# Thread: Show x is a unit iff N(x)=1 in Z[w]

1. ## Show x is a unit iff N(x)=1 in Z[w]

Let $\displaystyle w = \frac {-1}{2} + \frac {3^{1/2}}{2}i$, let $\displaystyle N:Z[w] \rightarrow Z \ by\ N(a+bw) = a^2 - ab + b^2$ and suppose that x is in Z[w]. Show that x is a unit iff N(x)=1.

My proof so far:

Assume xy = 1 for y in Z[w].

1 = N(1) = N(xy) = N(x)N(y), implies that N(x) = N(y) = 1.

Conversely, let x = a + bw with N(x) = 1.

Then N(a+bw) = 1 = a^2 - ab + b^2

Then that should equals to (a+bw)(???)

Any hints?
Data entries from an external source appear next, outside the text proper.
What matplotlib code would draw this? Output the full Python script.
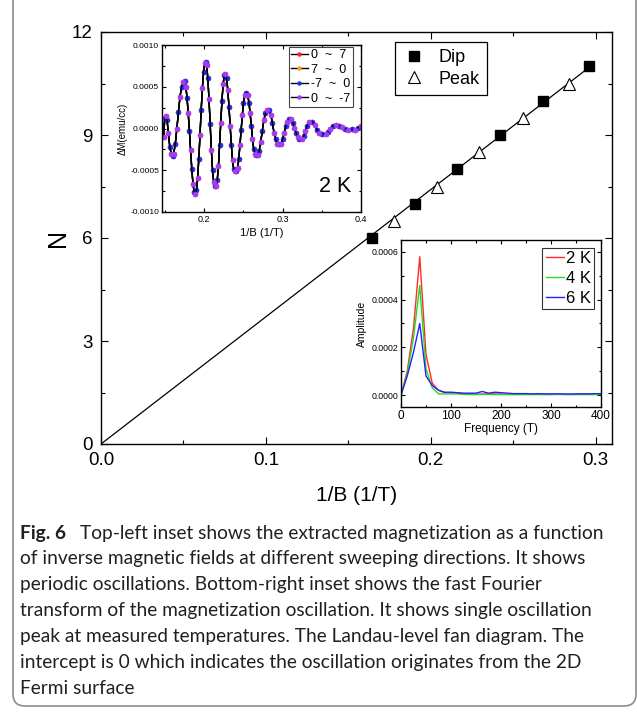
import numpy as np
import matplotlib
matplotlib.use('Agg')
import matplotlib.pyplot as plt
from matplotlib.patches import FancyBboxPatch
from matplotlib.ticker import MultipleLocator, FormatStrFormatter

plt.rcParams['font.family'] = ['Liberation Sans', 'DejaVu Sans']

# Landau-level fan diagram
dip_x = [0.1642, 0.1903, 0.2158, 0.2418, 0.2679, 0.2958]
dip_n = [6, 7, 8, 9, 10, 11]
peak_x = [0.1776, 0.2036, 0.2291, 0.2558, 0.2842]
peak_n = [6.5, 7.5, 8.5, 9.5, 10.5]

# top-left inset: dM vs 1/B (dM in 1e-4 emu/cc)
inv_b = [0.146, 0.148, 0.1495, 0.151, 0.1525, 0.154, 0.156, 0.158, 0.1598, 0.161,
         0.163, 0.165, 0.167, 0.169, 0.171, 0.173, 0.1748, 0.1765, 0.178, 0.1795,
         0.181, 0.1825, 0.184, 0.1855, 0.187, 0.1885, 0.190, 0.1915, 0.193, 0.1945,
         0.196, 0.1975, 0.199, 0.2005, 0.2017, 0.203, 0.2045, 0.206, 0.2075, 0.209,
         0.2105, 0.212, 0.2135, 0.215, 0.2165, 0.218, 0.2195, 0.221, 0.2225, 0.224,
         0.2255, 0.2269, 0.2285, 0.230, 0.2315, 0.233, 0.2345, 0.236, 0.2375, 0.2395,
         0.241, 0.2425, 0.244, 0.2455, 0.247, 0.2485, 0.250, 0.2515, 0.2538, 0.2555,
         0.257, 0.2585, 0.260, 0.2615, 0.263, 0.265, 0.2665, 0.268, 0.270, 0.272,
         0.274, 0.276, 0.278, 0.280, 0.2825, 0.285, 0.287, 0.289, 0.291, 0.293,
         0.295, 0.2974, 0.300, 0.302, 0.304, 0.306, 0.308, 0.311, 0.313, 0.315,
         0.317, 0.319, 0.321, 0.3248, 0.327, 0.329, 0.331, 0.334, 0.338, 0.341,
         0.344, 0.347, 0.350, 0.3551, 0.358, 0.361, 0.364, 0.368, 0.372, 0.376,
         0.380, 0.384, 0.388, 0.392, 0.396, 0.400]
dm_vals = [0.5, -1.0, 1.2, 1.5, 1.0, -0.5, -2.2, -3.1, -3.3, -3.0,
           -1.8, 0.0, 2.0, 3.8, 5.0, 5.6, 5.7, 5.0, 3.6, 1.8,
           -0.3, -2.6, -4.8, -6.6, -7.6, -7.9, -7.4, -5.9, -3.6, -0.8,
           2.2, 4.8, 6.8, 7.8, 8.0, 7.6, 6.0, 3.5, 0.5, -2.6,
           -5.0, -6.4, -6.9, -6.9, -6.2, -4.5, -2.0, 0.7, 3.3, 5.3,
           6.4, 6.5, 6.0, 4.6, 2.6, 0.3, -2.0, -3.8, -4.9, -5.1,
           -5.1, -4.7, -3.6, -2.0, -0.2, 1.6, 3.1, 4.0, 4.3, 4.0,
           3.1, 1.8, 0.3, -1.2, -2.4, -3.1, -3.2, -3.2, -2.7, -1.6,
           -0.3, 1.0, 1.8, 2.2, 2.2, 1.6, 0.6, -0.5, -1.3, -1.8,
           -1.9, -1.9, -1.3, -0.5, 0.3, 0.8, 1.1, 1.1, 0.7, 0.1,
           -0.5, -1.0, -1.2, -1.3, -0.9, -0.3, 0.3, 0.8, 0.8, 0.4,
           -0.2, -0.5, -0.6, -0.7, -0.4, 0.0, 0.3, 0.4, 0.3, 0.2,
           0.0, -0.2, -0.1, -0.2, 0.1, 0.3]
dm = np.array(dm_vals) * 1e-4
sweep_labels = ['0  ~  7', '7  ~  0', '-7  ~  0', '0  ~  -7']
sweep_colors = ['#ff2020', '#ff9a20', '#1f2fff', '#a23bff']

# bottom-right inset: FFT amplitude (1e-5)
freq = [0, 12.5, 25, 37.5, 50, 62.5, 75, 87.5, 100, 112.5, 125, 137.5, 150, 162.5,
        175, 187.5, 200, 212.5, 225, 237.5, 250, 262.5, 275, 287.5, 300, 312.5,
        325, 337.5, 350, 362.5, 375, 387.5, 400]
amp_2k = [0, 10, 28, 58, 17, 5, 2, 1, 1, 0.8, 0.6, 0.5, 0.4, 0.4, 0.5, 0.5, 0.4,
          0.3, 0.3, 0.3, 0.4, 0.3, 0.3, 0.3, 0.3, 0.3, 0.3, 0.3, 0.3, 0.4, 0.3, 0.3, 0.3]
amp_4k = [0, 9, 24, 46, 11, 3, 0.5, 0.5, 0.5, 0.5, 0.3, 0.2, 0.2, 0.3, 0.3, 0.2, 0.2,
          0.2, 0.2, 0.2, 0.2, 0.2, 0.2, 0.2, 0.2, 0.3, 0.2, 0.2, 0.2, 0.2, 0.2, 0.2, 0.3]
amp_6k = [0, 8, 18, 30, 8, 4, 2, 1.2, 1.2, 1.0, 0.8, 0.8, 0.8, 1.5, 0.8, 1.2, 1.0,
          0.8, 0.6, 0.6, 0.6, 0.5, 0.6, 0.5, 0.5, 0.5, 0.5, 0.4, 0.5, 0.5, 0.5, 0.6, 0.6]
temp_labels = ['2 K', '4 K', '6 K']
temp_colors = ['#ff2a2a', '#22dd22', '#2222ff']

caption_first = 'Top-left inset shows the extracted magnetization as a function'
caption = [
    'of inverse magnetic fields at different sweeping directions. It shows',
    'periodic oscillations. Bottom-right inset shows the fast Fourier',
    'transform of the magnetization oscillation. It shows single oscillation',
    'peak at measured temperatures. The Landau-level fan diagram. The',
    'intercept is 0 which indicates the oscillation originates from the 2D',
    'Fermi surface',
]

W, H = 637, 713
fig = plt.figure(figsize=(W / 100, H / 100), dpi=100)


def px_axes(x0, y0, x1, y1):
    # pixel box (top-left origin) -> figure axes
    return fig.add_axes([x0 / W, 1 - y1 / H, (x1 - x0) / W, (y1 - y0) / H])


def style_ticks(ax, size, major, minor, pad=2):
    ax.tick_params(which='both', direction='in', top=True, right=True, width=0.8)
    ax.tick_params(which='major', length=major, labelsize=size, pad=pad)
    ax.tick_params(which='minor', length=minor)
    for s in ax.spines.values():
        s.set_linewidth(1.0)


# main plot
ax = px_axes(101, 32, 612, 444)
xs = np.array(dip_x + peak_x)
ns = np.array(dip_n + peak_n)
slope = np.sum(xs * ns) / np.sum(xs ** 2)
xfit = np.array([0, max(dip_x)])
ax.plot(xfit, slope * xfit, color='k', lw=0.9, zorder=1)
ax.plot(dip_x, dip_n, 's', color='k', ms=7.5, label='Dip', zorder=3)
ax.plot(peak_x, peak_n, '^', mfc='white', mec='k', mew=0.8, ms=8.5, label='Peak', zorder=3)
ax.set_xlim(0, 0.31)
ax.set_ylim(0, 12)
ax.xaxis.set_major_locator(MultipleLocator(0.1))
ax.xaxis.set_minor_locator(MultipleLocator(0.05))
ax.xaxis.set_major_formatter(FormatStrFormatter('%.1f'))
ax.yaxis.set_major_locator(MultipleLocator(3))
ax.yaxis.set_minor_locator(MultipleLocator(1.5))
style_ticks(ax, 13.5, 5, 3, pad=6)
ax.set_xlabel('1/B (1/T)', fontsize=15, labelpad=12)
ax.set_ylabel('N', fontsize=18, labelpad=1)
leg = ax.legend(loc='upper left', bbox_to_anchor=(0.575, 0.976), borderaxespad=0,
                fontsize=13, numpoints=1, fancybox=False, edgecolor='k',
                framealpha=1, handlelength=1.3, handletextpad=0.7, borderpad=0.4,
                labelspacing=0.25)
leg.get_frame().set_linewidth(0.9)

# top-left inset
ax1 = px_axes(162, 45, 361, 212)
for i in range(4):
    every = 1 if i < 2 else (i - 2, 2)
    ax1.plot(inv_b, dm, color='k', lw=1.0, marker='o', ms=3.6, mfc=sweep_colors[i],
             mec=sweep_colors[i], mew=0.3, markevery=every, label=sweep_labels[i])
ax1.set_xlim(0.146, 0.4)
ax1.set_ylim(-0.001, 0.001)
ax1.xaxis.set_major_locator(MultipleLocator(0.1))
ax1.xaxis.set_minor_locator(MultipleLocator(0.05))
ax1.xaxis.set_major_formatter(FormatStrFormatter('%.1f'))
ax1.yaxis.set_major_locator(MultipleLocator(0.0005))
ax1.yaxis.set_minor_locator(MultipleLocator(0.00025))
ax1.yaxis.set_major_formatter(FormatStrFormatter('%.4f'))
style_ticks(ax1, 6, 3, 1.8)
ax1.tick_params(axis='x', labelsize=6.5)
ax1.set_xlabel('1/B (1/T)', fontsize=8, labelpad=3)
ax1.set_ylabel('ΔM(emu/cc)', fontsize=7, labelpad=2)
ax1.text(0.87, 0.15, '2 K', transform=ax1.transAxes, fontsize=15.5, ha='center', va='center')
leg1 = ax1.legend(loc='upper right', bbox_to_anchor=(0.96, 0.99), borderaxespad=0,
                  fontsize=9, fancybox=False, edgecolor='#444444', framealpha=1,
                  handlelength=1.3, handletextpad=0.3, borderpad=0.2, labelspacing=0.2,
                  markerscale=0.8)
leg1.get_frame().set_linewidth(0.8)

# bottom-right inset
ax2 = px_axes(401, 240, 601, 407)
for amp, lab, c in zip([amp_2k, amp_4k, amp_6k], temp_labels, temp_colors):
    ax2.plot(freq, np.array(amp) * 1e-5, color=c, lw=1.0, label=lab)
ax2.set_xlim(0, 400)
ax2.set_ylim(-0.00005, 0.00065)
ax2.xaxis.set_major_locator(MultipleLocator(100))
ax2.xaxis.set_minor_locator(MultipleLocator(50))
ax2.yaxis.set_major_locator(MultipleLocator(0.0002))
ax2.yaxis.set_minor_locator(MultipleLocator(0.0001))
ax2.yaxis.set_major_formatter(FormatStrFormatter('%.4f'))
style_ticks(ax2, 6.3, 3, 1.8)
ax2.tick_params(axis='x', labelsize=8.5)
ax2.set_xlabel('Frequency (T)', fontsize=8.5, labelpad=1)
ax2.set_ylabel('Amplitude', fontsize=7.5, labelpad=3)
leg2 = ax2.legend(loc='upper right', bbox_to_anchor=(0.965, 0.955), borderaxespad=0,
                  fontsize=12, fancybox=False, edgecolor='#333333', framealpha=1,
                  handlelength=1.1, handletextpad=0.1, borderpad=0.2, labelspacing=0.3)
leg2.get_frame().set_linewidth(0.8)

# caption and frame
cap_font = ['Lato', 'DejaVu Sans']
cap_size = 13.8
y0 = 533
fig_lbl = fig.text(20 / W, 1 - y0 / H, 'Fig. 6', fontsize=cap_size, fontweight='bold',
                   family=cap_font, va='center', ha='left', color='#231f20')
ax.annotate(caption_first, xy=(1, 0.5), xycoords=fig_lbl, xytext=(10, 0),
            textcoords='offset points', fontsize=cap_size, family=cap_font,
            va='center', ha='left', annotation_clip=False, color='#231f20')
for i, line in enumerate(caption):
    fig.text(20 / W, 1 - (y0 + 25.9 * (i + 1)) / H, line, fontsize=cap_size,
             family=cap_font, va='center', ha='left', color='#231f20')

frame = FancyBboxPatch((0.13, 0.07), 6.23, 7.3, boxstyle='round,pad=0,rounding_size=0.12',
                       transform=fig.dpi_scale_trans, fill=False, edgecolor='#8c8c8c', lw=1.2)
fig.patches.append(frame)

fig.savefig('out.png', dpi=100)
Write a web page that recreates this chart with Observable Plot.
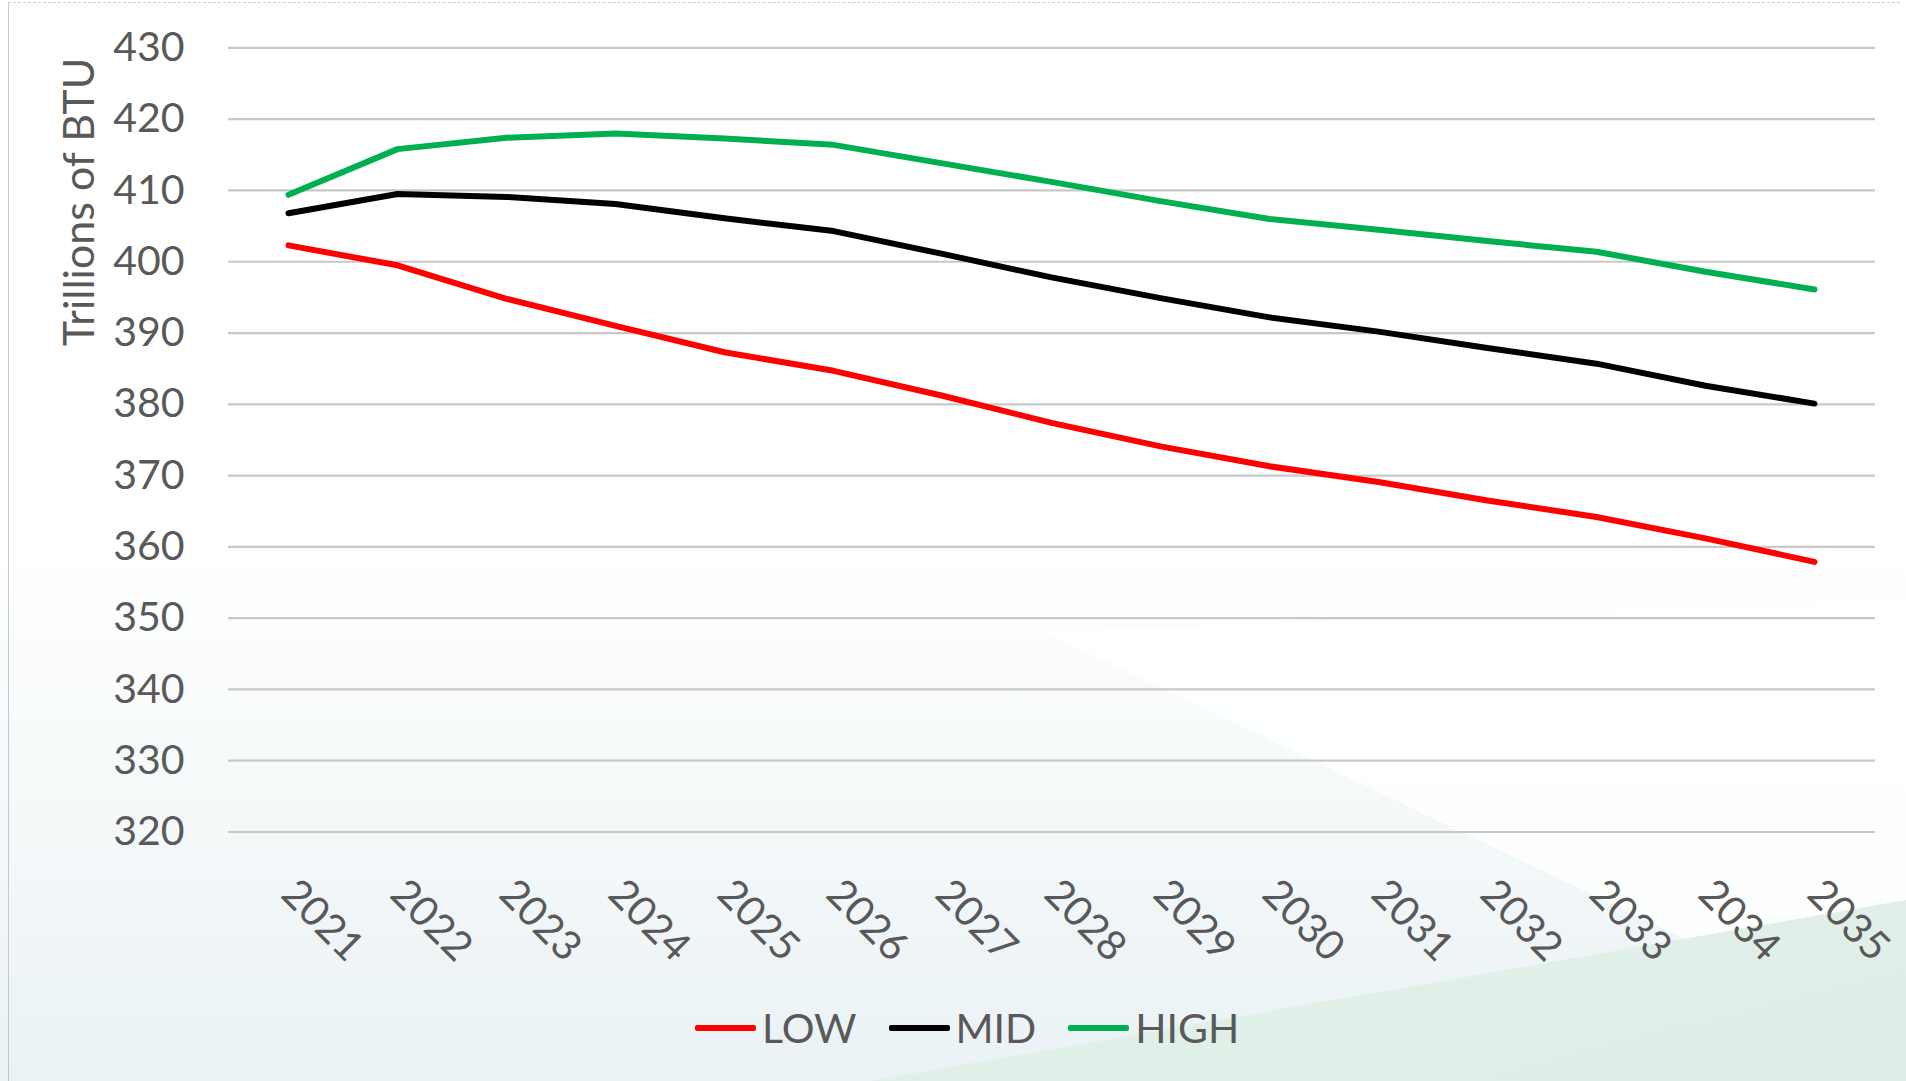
<!DOCTYPE html>
<html>
<head>
<meta charset="utf-8">
<script src="https://cdn.jsdelivr.net/npm/d3@7"></script>
<script src="https://cdn.jsdelivr.net/npm/@observablehq/plot@0.6"></script>
<style>
  html, body { margin: 0; padding: 0; width: 1906px; height: 1081px; overflow: hidden; background: #fff; font-family: Lato, "Open Sans", sans-serif; }
  #bg { position: absolute; left: 0; top: 0; width: 1906px; height: 1081px;
        background: linear-gradient(180deg, #ffffff 0%, #ffffff 50%, #f5f9fa 74%, #eaf2f5 100%); }
  #wedge { position: absolute; left: 0; top: 0; width: 1906px; height: 1081px;
        background: rgba(255,255,255,0.85);
        clip-path: polygon(1045px 632px, 1906px 1045px, 1906px 600px); }
  #green { position: absolute; left: 0; top: 0; width: 1906px; height: 1081px;
        background: linear-gradient(165deg, #eef7f2 0%, #deeee6 100%);
        clip-path: polygon(870px 1081px, 1906px 900px, 1906px 1081px); }
  #frame { position: absolute; left: 8px; top: 2px; width: 1892px; height: 1079px;
        border-left: 1.5px solid #c4c8cc; border-top: 1.5px dashed #d0d0d0; box-sizing: border-box; }
  #chart { position: absolute; left: 0; top: 0; }
  #ytitle { position: absolute; left: 77px; top: 202px; transform: translate(-50%, -50%) rotate(-90deg);
        font-size: 43px; color: #595959; white-space: nowrap; line-height: 1; }
  #legend { position: absolute; left: 695px; top: 1003px; display: flex; align-items: center; font-size: 41px; color: #595959; white-space: nowrap; }
  .item { display: flex; align-items: center; margin-right: 32px; }
  .sw { display: inline-block; width: 61px; height: 6px; margin-right: 6px; border-radius: 2px; }
</style>
</head>
<body>
<div id="bg"></div>
<div id="wedge"></div>
<div id="green"></div>
<div id="frame"></div>
<div id="chart"></div>
<div id="ytitle"></div>
<div id="legend"></div>
<script>
// ---- data ----
const years = ["2021","2022","2023","2024","2025","2026","2027","2028","2029","2030","2031","2032","2033","2034","2035"];
const seriesNames = ["LOW", "MID", "HIGH"];
const seriesColors = ["#ff0000", "#000000", "#00b050"];
const lowValues  = [402.3, 399.5, 394.8, 391.0, 387.3, 384.7, 381.2, 377.4, 374.1, 371.3, 369.1, 366.5, 364.2, 361.2, 357.9];
const midValues  = [406.8, 409.5, 409.1, 408.1, 406.1, 404.3, 401.1, 397.8, 394.9, 392.2, 390.2, 387.9, 385.7, 382.6, 380.1];
const highValues = [409.4, 415.8, 417.4, 418.0, 417.3, 416.4, 413.8, 411.2, 408.5, 406.0, 404.5, 402.9, 401.4, 398.6, 396.1];
const yTicks = [320, 330, 340, 350, 360, 370, 380, 390, 400, 410, 420, 430];
const yTitle = "Trillions of BTU";

const valuesBySeries = [lowValues, midValues, highValues];
const data = seriesNames.flatMap((name, s) =>
  years.map((year, i) => ({ year, value: valuesBySeries[s][i], series: name })));

const textColor = "#595959";
const chart = Plot.plot({
  width: 1906,
  height: 975,
  marginTop: 47.4,
  marginBottom: 143.5,
  marginLeft: 228,
  marginRight: 31,
  style: { background: "transparent", fontFamily: "Lato, 'Open Sans', sans-serif", color: textColor, overflow: "visible" },
  x: { type: "point", domain: years, range: [283.2, 1819.7], padding: 0, label: null },
  y: { domain: [320, 430], label: null },
  color: { domain: seriesNames, range: seriesColors },
  marks: [
    Plot.ruleY(yTicks, { stroke: "#c8c8c8", strokeWidth: 2.2 }),
    Plot.axisY({ ticks: yTicks, tickSize: 0, tickPadding: 44, fontSize: 41, label: null, fill: textColor }),
    Plot.axisX({ tickSize: 0, tickRotate: 45, tickPadding: 55, fontSize: 41, label: null, fill: textColor }),
    Plot.line(data, { x: "year", y: "value", z: "series", stroke: "series", strokeWidth: 6, strokeLinejoin: "round", strokeLinecap: "round" })
  ]
});
document.getElementById("chart").appendChild(chart);
document.getElementById("ytitle").textContent = yTitle;

const legend = document.getElementById("legend");
seriesNames.forEach((name, i) => {
  const item = document.createElement("div");
  item.className = "item";
  const sw = document.createElement("span");
  sw.className = "sw";
  sw.style.background = seriesColors[i];
  const label = document.createElement("span");
  label.textContent = name;
  item.appendChild(sw);
  item.appendChild(label);
  legend.appendChild(item);
});
</script>
</body>
</html>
Thanks.

Let $\displaystyle w = \frac {-1}{2} + \frac {3^{1/2}}{2}i$, let $\displaystyle N:Z[w] \rightarrow Z \ by\ N(a+bw) = a^2 - ab + b^2$ and suppose that x is in Z[w]. Show that x is a unit iff N(x)=1.

My proof so far:

Assume xy = 1 for y in Z[w].

1 = N(1) = N(xy) = N(x)N(y), implies that N(x) = N(y) = 1.

Conversely, let x = a + bw with N(x) = 1.

Then N(a+bw) = 1 = a^2 - ab + b^2

Then that should equals to (a+bw)(???)

Any hints? Thanks.
You're looking for an element (???) such that (a+bw)(???) = 1, where $\displaystyle \textstyle w=-\frac12+\frac{\sqrt3}2i$. The standard way of doing this is to find the inverse of a+bw by rationalising the denominator:

$\displaystyle \frac1{a+bw} = \frac{a+b\bar{w}}{(a+bw)(a+b\bar{w})}$, where $\displaystyle \bar{w}$ is the complex conjugate of w. When you multiply out the expression in the denominator, you'll discover the reason for defining N(a+bw) in that way.

3. Assuming that $\displaystyle N$ is a euclidean norm, then here is my proof..

If $\displaystyle x$ is a unit, then $\displaystyle xx^{-1} = 1$. So,
$\displaystyle 1 = N(1) = N(xx^{-1}) = N(x)N(x^{-1})$. Since, for any $\displaystyle x$, $\displaystyle N(x) \geq 0$, we have $\displaystyle N(x) = 1$.

Coversely, suppose $\displaystyle N(x) = 1$. Let $\displaystyle x = a + bw$, where $\displaystyle a,b \in \mathbb{Z}$. Now, $\displaystyle N(x) = N(a + bw) = a^2 - ab + b^2 = 1$
This means that $\displaystyle (a,b)$ forms a solution set
$\displaystyle \{ (\pm 1,0), (0, \pm 1), (-1,-1) \}$.

For $\displaystyle (a,b) = (\pm 1,0) \implies x = \pm 1$ which are units.
For $\displaystyle (a,b) = (0, \pm 1) \implies x = \pm w = \frac{\mp 1}{2} + \frac{ \pm \sqrt 3}{2}i$ which are also units.
For $\displaystyle (a,b) = (\pm 1,\pm 1) \implies x = \pm 1 \pm 1w = -1 + \frac{1}{2} - \frac{\sqrt 3}{2}i = \frac{-1}{2} - \frac{\sqrt 3}{2}i$ which is also a unit.

In all cases, x is a unit. QED.

4. I was working with Opalg's proof, and now I got to this point:

$\displaystyle 1=a^2-ab+b^2=(a+bw)( \frac {a+b \bar {w}}{a^2-ab+b^2} )$

But ain't I looking for (a+bw)(u+vw) for some integers u and v? And how do I turn that into w? Thank you!

$\displaystyle 1=a^2-ab+b^2=(a+bw)( \frac {a+b \bar {w}}{a^2-ab+b^2} )$
Don't forget that you're assuming that N(a+bw)=1. So $\displaystyle (a+bw)(a+b \bar {w}) = 1$. You also know that $\displaystyle \textstyle\bar{w} = -\frac12-\frac{\sqrt3}2i = -1-w$. Therefore $\displaystyle (a+bw)(a-b-bw) = 1$, and you can take u=a–b and v=–b.